* Start RECORDS FOR PROCESSING *

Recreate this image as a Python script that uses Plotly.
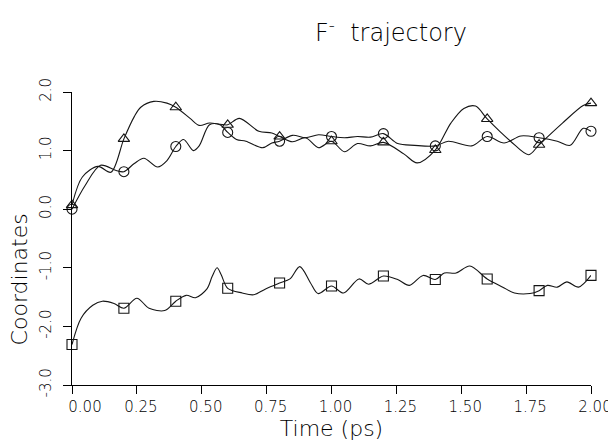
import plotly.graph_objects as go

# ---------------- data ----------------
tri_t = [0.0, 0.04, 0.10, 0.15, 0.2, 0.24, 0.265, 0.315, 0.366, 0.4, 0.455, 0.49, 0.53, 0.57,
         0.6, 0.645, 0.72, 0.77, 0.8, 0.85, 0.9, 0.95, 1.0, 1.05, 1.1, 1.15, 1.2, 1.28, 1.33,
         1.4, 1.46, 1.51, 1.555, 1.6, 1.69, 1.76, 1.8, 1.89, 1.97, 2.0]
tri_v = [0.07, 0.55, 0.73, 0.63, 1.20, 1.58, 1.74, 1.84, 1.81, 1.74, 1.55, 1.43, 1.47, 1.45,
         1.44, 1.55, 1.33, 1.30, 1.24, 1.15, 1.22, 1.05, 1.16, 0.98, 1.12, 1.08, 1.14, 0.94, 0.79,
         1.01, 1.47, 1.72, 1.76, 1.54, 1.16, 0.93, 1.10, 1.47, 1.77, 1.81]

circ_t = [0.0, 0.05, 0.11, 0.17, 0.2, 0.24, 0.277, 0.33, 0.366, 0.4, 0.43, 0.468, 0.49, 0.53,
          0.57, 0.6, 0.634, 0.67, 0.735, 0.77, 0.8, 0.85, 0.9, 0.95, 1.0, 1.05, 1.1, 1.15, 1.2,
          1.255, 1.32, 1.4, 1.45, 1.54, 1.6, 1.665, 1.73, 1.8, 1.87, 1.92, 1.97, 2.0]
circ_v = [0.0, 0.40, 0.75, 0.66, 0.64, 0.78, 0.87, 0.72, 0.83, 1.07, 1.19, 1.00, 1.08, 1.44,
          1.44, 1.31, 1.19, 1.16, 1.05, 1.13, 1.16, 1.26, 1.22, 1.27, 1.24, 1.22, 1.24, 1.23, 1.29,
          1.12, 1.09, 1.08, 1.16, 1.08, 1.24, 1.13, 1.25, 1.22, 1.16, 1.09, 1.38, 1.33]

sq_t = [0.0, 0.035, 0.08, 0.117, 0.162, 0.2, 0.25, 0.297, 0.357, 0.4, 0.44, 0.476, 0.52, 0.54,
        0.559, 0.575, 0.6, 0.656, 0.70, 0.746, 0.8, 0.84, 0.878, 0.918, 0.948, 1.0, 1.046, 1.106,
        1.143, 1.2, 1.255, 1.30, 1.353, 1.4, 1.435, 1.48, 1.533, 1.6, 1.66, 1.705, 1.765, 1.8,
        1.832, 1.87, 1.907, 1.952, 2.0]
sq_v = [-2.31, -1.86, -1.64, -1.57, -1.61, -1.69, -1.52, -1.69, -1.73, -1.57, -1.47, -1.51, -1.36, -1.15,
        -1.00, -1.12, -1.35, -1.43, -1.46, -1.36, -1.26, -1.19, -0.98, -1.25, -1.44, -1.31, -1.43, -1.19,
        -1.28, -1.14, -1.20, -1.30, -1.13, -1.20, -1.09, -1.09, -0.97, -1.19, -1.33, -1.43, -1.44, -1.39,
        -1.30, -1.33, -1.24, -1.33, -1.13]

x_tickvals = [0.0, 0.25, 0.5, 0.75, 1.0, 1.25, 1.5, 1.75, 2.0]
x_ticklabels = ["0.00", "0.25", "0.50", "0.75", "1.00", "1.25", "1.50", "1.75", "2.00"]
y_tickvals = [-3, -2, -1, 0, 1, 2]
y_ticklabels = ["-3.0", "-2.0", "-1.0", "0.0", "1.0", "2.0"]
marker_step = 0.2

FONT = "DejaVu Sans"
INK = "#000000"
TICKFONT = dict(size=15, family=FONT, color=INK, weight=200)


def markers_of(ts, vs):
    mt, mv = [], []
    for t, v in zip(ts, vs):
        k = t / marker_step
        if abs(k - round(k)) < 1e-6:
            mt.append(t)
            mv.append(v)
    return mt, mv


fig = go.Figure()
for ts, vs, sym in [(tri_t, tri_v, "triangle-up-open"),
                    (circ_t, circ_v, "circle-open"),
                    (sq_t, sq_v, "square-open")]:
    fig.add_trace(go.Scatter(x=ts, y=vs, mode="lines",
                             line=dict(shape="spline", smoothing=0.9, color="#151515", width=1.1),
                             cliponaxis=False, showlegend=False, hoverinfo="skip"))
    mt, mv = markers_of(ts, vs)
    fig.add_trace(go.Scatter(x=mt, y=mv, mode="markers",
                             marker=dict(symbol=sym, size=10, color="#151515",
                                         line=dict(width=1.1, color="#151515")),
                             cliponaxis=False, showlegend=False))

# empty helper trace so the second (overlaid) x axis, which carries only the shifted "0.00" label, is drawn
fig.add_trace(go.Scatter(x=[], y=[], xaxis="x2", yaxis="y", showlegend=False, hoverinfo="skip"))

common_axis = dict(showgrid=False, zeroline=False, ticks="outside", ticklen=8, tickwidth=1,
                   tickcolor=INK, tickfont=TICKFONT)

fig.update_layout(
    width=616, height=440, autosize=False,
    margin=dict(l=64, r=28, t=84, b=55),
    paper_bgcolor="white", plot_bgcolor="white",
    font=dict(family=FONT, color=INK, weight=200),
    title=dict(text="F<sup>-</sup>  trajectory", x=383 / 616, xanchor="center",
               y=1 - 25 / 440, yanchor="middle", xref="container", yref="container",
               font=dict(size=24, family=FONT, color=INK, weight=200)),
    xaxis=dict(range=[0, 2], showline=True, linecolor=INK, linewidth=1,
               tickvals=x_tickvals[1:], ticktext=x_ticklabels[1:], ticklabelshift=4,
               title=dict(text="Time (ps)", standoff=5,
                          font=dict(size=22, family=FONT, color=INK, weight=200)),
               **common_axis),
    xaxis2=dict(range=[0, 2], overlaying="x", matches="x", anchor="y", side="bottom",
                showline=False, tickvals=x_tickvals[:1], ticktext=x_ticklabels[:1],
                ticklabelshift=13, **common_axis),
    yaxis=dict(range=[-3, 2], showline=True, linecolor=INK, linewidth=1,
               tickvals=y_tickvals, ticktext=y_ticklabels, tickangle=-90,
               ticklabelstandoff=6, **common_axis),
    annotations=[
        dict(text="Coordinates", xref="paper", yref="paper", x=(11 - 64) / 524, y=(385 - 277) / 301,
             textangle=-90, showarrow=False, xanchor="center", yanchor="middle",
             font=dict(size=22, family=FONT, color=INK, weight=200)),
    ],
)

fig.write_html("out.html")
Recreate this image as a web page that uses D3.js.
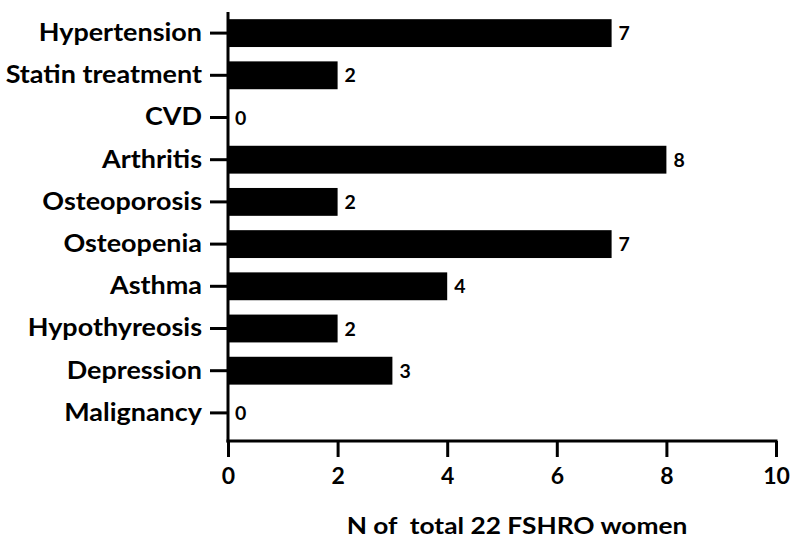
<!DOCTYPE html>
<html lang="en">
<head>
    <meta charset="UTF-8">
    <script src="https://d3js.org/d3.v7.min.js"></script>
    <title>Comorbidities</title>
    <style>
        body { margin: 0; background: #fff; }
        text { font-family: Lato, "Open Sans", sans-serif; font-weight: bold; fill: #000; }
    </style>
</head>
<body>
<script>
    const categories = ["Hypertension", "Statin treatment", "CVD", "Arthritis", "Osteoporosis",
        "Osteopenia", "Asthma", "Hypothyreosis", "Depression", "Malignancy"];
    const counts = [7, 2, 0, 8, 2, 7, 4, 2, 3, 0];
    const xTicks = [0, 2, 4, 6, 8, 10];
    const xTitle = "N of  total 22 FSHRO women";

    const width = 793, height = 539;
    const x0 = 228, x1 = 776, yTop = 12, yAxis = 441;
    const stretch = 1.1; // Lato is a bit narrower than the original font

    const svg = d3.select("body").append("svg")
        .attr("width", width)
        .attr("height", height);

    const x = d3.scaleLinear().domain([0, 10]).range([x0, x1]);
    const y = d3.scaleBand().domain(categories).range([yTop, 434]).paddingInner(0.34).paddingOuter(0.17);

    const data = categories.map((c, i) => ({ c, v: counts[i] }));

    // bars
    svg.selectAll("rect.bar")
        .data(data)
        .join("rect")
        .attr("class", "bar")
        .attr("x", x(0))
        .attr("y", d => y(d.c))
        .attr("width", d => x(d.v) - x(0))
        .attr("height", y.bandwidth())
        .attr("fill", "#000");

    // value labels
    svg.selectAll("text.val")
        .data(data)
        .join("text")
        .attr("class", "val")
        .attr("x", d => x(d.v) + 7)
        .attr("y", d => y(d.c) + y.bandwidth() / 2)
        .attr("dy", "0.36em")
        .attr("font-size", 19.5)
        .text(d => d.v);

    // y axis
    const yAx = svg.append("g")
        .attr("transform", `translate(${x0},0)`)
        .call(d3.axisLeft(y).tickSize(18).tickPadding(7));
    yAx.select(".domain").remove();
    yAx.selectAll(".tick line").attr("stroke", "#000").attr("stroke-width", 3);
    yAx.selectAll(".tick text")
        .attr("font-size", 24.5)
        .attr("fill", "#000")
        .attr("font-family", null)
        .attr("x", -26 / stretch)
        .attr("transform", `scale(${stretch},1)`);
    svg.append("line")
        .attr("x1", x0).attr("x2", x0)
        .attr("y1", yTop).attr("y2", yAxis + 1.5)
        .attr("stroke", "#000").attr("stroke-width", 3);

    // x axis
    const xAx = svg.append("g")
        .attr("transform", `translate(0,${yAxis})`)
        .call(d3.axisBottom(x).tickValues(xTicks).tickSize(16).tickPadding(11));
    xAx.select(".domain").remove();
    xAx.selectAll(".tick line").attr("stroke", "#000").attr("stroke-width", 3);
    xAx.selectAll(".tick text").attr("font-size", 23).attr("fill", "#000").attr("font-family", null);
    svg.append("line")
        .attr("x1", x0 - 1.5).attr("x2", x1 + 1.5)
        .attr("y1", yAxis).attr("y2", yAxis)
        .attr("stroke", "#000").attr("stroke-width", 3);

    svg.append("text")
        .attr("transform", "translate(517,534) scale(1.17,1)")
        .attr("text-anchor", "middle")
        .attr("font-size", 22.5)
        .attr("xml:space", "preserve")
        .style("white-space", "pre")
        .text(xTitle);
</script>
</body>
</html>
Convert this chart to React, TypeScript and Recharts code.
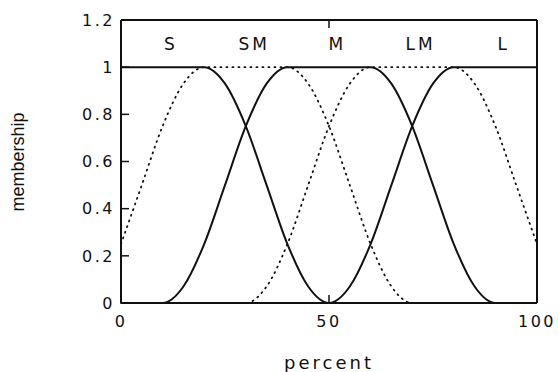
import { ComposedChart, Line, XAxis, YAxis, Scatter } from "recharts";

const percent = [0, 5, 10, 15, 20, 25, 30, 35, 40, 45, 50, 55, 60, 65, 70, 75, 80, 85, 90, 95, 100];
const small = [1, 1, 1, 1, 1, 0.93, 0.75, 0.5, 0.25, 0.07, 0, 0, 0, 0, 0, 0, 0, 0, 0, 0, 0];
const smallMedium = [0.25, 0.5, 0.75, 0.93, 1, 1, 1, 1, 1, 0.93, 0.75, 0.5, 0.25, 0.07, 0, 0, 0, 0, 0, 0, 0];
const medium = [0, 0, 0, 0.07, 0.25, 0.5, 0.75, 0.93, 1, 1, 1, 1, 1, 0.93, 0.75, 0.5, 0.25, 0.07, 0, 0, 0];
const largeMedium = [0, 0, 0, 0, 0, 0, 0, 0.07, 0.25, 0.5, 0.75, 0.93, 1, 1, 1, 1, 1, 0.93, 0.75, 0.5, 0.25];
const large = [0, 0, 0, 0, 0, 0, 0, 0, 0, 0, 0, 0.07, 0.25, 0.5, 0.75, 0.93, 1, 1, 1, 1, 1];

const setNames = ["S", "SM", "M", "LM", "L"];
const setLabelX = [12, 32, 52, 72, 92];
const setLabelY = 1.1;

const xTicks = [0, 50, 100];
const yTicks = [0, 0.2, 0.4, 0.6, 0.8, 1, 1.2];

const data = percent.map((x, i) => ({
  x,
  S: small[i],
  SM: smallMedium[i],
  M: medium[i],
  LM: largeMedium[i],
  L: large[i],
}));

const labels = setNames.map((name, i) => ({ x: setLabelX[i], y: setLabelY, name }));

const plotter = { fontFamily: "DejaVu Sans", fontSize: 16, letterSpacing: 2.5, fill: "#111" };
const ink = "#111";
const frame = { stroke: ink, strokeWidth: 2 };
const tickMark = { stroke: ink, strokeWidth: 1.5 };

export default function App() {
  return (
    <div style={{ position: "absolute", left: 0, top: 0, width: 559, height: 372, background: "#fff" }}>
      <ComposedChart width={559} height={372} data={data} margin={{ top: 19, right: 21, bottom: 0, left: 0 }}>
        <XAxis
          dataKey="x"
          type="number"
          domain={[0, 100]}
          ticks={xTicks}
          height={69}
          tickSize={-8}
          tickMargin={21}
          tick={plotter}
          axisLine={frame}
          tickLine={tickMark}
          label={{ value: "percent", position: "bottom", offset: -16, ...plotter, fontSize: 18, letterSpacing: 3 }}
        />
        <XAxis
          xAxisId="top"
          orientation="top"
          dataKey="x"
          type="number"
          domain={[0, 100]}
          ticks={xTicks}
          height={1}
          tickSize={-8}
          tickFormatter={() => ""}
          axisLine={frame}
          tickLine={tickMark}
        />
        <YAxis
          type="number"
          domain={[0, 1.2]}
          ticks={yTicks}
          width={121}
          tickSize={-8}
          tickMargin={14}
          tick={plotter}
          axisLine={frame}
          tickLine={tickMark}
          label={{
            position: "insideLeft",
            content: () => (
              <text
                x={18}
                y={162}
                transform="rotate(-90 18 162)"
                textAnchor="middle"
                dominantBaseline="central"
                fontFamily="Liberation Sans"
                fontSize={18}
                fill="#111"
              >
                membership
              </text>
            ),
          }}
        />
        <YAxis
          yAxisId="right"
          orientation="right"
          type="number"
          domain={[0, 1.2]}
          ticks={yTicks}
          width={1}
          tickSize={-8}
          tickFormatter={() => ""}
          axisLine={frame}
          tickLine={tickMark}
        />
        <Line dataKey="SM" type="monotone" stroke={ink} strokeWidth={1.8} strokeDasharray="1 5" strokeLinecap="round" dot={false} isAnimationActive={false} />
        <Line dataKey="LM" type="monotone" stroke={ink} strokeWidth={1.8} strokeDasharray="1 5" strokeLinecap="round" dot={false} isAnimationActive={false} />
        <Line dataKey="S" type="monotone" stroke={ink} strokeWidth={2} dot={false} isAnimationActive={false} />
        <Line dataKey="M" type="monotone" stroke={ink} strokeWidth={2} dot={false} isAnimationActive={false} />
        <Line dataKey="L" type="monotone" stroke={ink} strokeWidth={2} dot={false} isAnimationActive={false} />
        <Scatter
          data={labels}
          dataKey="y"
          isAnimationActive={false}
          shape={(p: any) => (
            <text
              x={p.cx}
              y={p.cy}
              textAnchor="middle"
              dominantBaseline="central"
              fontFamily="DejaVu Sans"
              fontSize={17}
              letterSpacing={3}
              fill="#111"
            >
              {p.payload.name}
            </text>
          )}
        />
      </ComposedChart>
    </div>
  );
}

* End RECORDS FOR PROCESSING *

Repeat the records above exactly, from the first line through the line containing "import plotly.graph_objects as go", and leave out the pictures.

Recreate this image as a Python script that uses Plotly.
import plotly.graph_objects as go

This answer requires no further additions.